— Par Hans Magnus Enzensberger (Poète, écrivain, traducteur et journaliste) —
Elle fut toujours bruyante. Aujourd’hui, on peut encore entendre, sur un certain nombre de marchés, la voix des camelots. Elle est agaçante, mais inoffensive. Lorsque la révolution industrielle lança le coup d’envoi de la consommation de masse, la réclame passa au régime industriel. Dans les milieux qui se prenaient pour l’élite, on tint longtemps pour vulgaire de se vanter soi-même, ou de vanter ses produits.
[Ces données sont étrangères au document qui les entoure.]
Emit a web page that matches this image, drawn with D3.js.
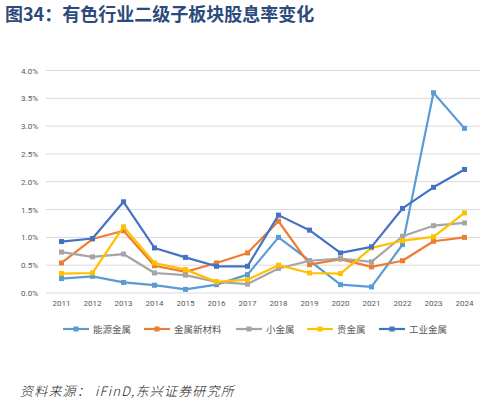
<!DOCTYPE html>
<html>
<head>
<meta charset="utf-8">
<script src="https://cdn.jsdelivr.net/npm/d3@7"></script>
<style>
  body { margin:0; background:#fff; }
  svg text { font-family: "Noto Sans CJK SC", "Noto Sans", sans-serif; }
</style>
</head>
<body>
<svg id="chart" width="500" height="404"></svg>
<script>
// ===== DATA =====
const years = ["2011","2012","2013","2014","2015","2016","2017","2018","2019","2020","2021","2022","2023","2024"];
const energyMetals   = [0.26,0.30,0.19,0.14,0.065,0.15,0.33,1.00,0.58,0.15,0.11,0.87,3.60,2.96];
const newMaterials   = [0.54,0.97,1.12,0.49,0.38,0.54,0.72,1.29,0.51,0.61,0.47,0.58,0.93,1.00];
const minorMetals    = [0.735,0.65,0.70,0.36,0.32,0.20,0.16,0.44,0.58,0.62,0.56,1.02,1.21,1.26];
const preciousMetals = [0.35,0.36,1.19,0.54,0.42,0.20,0.24,0.50,0.36,0.35,0.81,0.94,1.01,1.44];
const industrialMetals = [0.925,0.98,1.64,0.81,0.64,0.48,0.48,1.40,1.13,0.72,0.83,1.52,1.90,2.22];
const seriesNames = ["能源金属","金属新材料","小金属","贵金属","工业金属"];
const yTicks = [0,0.5,1.0,1.5,2.0,2.5,3.0,3.5,4.0];

const colors = ["#5B9BD5","#ED7D31","#A5A5A5","#FFC000","#4472C4"];
const series = [energyMetals,newMaterials,minorMetals,preciousMetals,industrialMetals]
  .map((vals,i)=>({name:seriesNames[i], color:colors[i], values:vals}));

const svg = d3.select("#chart");

// ===== TITLE =====
svg.append("text").attr("x",5).attr("y",21)
  .attr("font-size",18).attr("font-weight","bold").attr("fill","#2C4A7C")
  .text("图34：有色行业二级子板块股息率变化");

// ===== SCALES =====
const x = d3.scaleBand().domain(years).range([46,480]);
const y = d3.scaleLinear().domain([0,4]).range([293,70.5]);
const cx = d => x(d) + x.bandwidth()/2;

// gridlines
svg.append("g").selectAll("line").data(yTicks).join("line")
  .attr("x1",46).attr("x2",480)
  .attr("y1",d=>y(d)).attr("y2",d=>y(d))
  .attr("stroke","#D9D9D9").attr("stroke-width",1);

// y axis labels
const yAxis = svg.append("g").attr("transform","translate(38,0)")
  .call(d3.axisLeft(y).tickValues(yTicks).tickFormat(d=>d.toFixed(1)+"%").tickSize(0).tickPadding(0));
yAxis.select(".domain").remove();
yAxis.selectAll("text").attr("font-size",8).attr("fill","#595959")
  .style("font-family","Roboto, 'Noto Sans', sans-serif");

// x axis labels
const xAxis = svg.append("g").attr("transform","translate(0,300)")
  .call(d3.axisBottom(x).tickSize(0).tickPadding(0));
xAxis.select(".domain").remove();
xAxis.selectAll("text").attr("font-size",8).attr("fill","#595959")
  .style("font-family","Roboto, 'Noto Sans', sans-serif");

// ===== LINES =====
const line = d3.line().x((d,i)=>cx(years[i])).y(d=>y(d));
const g = svg.append("g");
series.forEach(s=>{
  g.append("path").datum(s.values).attr("d",line)
    .attr("fill","none").attr("stroke",s.color).attr("stroke-width",2.2)
    .attr("stroke-linejoin","round");
  g.selectAll(null).data(s.values).join("rect")
    .attr("x",(d,i)=>cx(years[i])-2.5).attr("y",d=>y(d)-2.5)
    .attr("width",5).attr("height",5).attr("fill",s.color);
});

// ===== LEGEND =====
const legendX = [63,144,236,307,379];
const lg = svg.append("g").attr("transform","translate(0,329)");
series.forEach((s,i)=>{
  const it = lg.append("g").attr("transform",`translate(${legendX[i]},0)`);
  it.append("line").attr("x1",0).attr("x2",26).attr("y1",0).attr("y2",0)
    .attr("stroke",s.color).attr("stroke-width",2.2);
  it.append("rect").attr("x",10.5).attr("y",-2.5).attr("width",5).attr("height",5).attr("fill",s.color);
  it.append("text").attr("x",30).attr("y",3.5).attr("font-size",9.5).attr("fill","#595959").text(s.name);
});

// ===== SOURCE =====
svg.append("text").attr("x",20).attr("y",396)
  .attr("font-size",13).attr("font-style","italic").attr("font-weight",300)
  .attr("letter-spacing",1.2).attr("fill","#222")
  .text("资料来源：  iFinD,东兴证券研究所");
</script>
</body>
</html>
Le fait que le secteur ait rebaptisé son activité « publicité » n’a pas amélioré sa réputation.
Des natures moins snobs participent aujourd’hui comme jadis à des jeux-concours, échangent des bons de réduction et comparent remises et promotions-bonnes affaires. Comment peut-on parler avec autant de bonhomie du terrorisme de la publicité ? N’est-on pas trop optimiste ? Et en quoi le tam-tam du camelot a-t-il absolument à voir avec la politique ?
Même si la clientèle ingénue ne veut rien en savoir, il est un fait : la politique s’est très vite emparée de la publicité − l’inverse étant tout aussi vrai. La publicité est devenue, au plus tard à partir des années 1920, une force politique.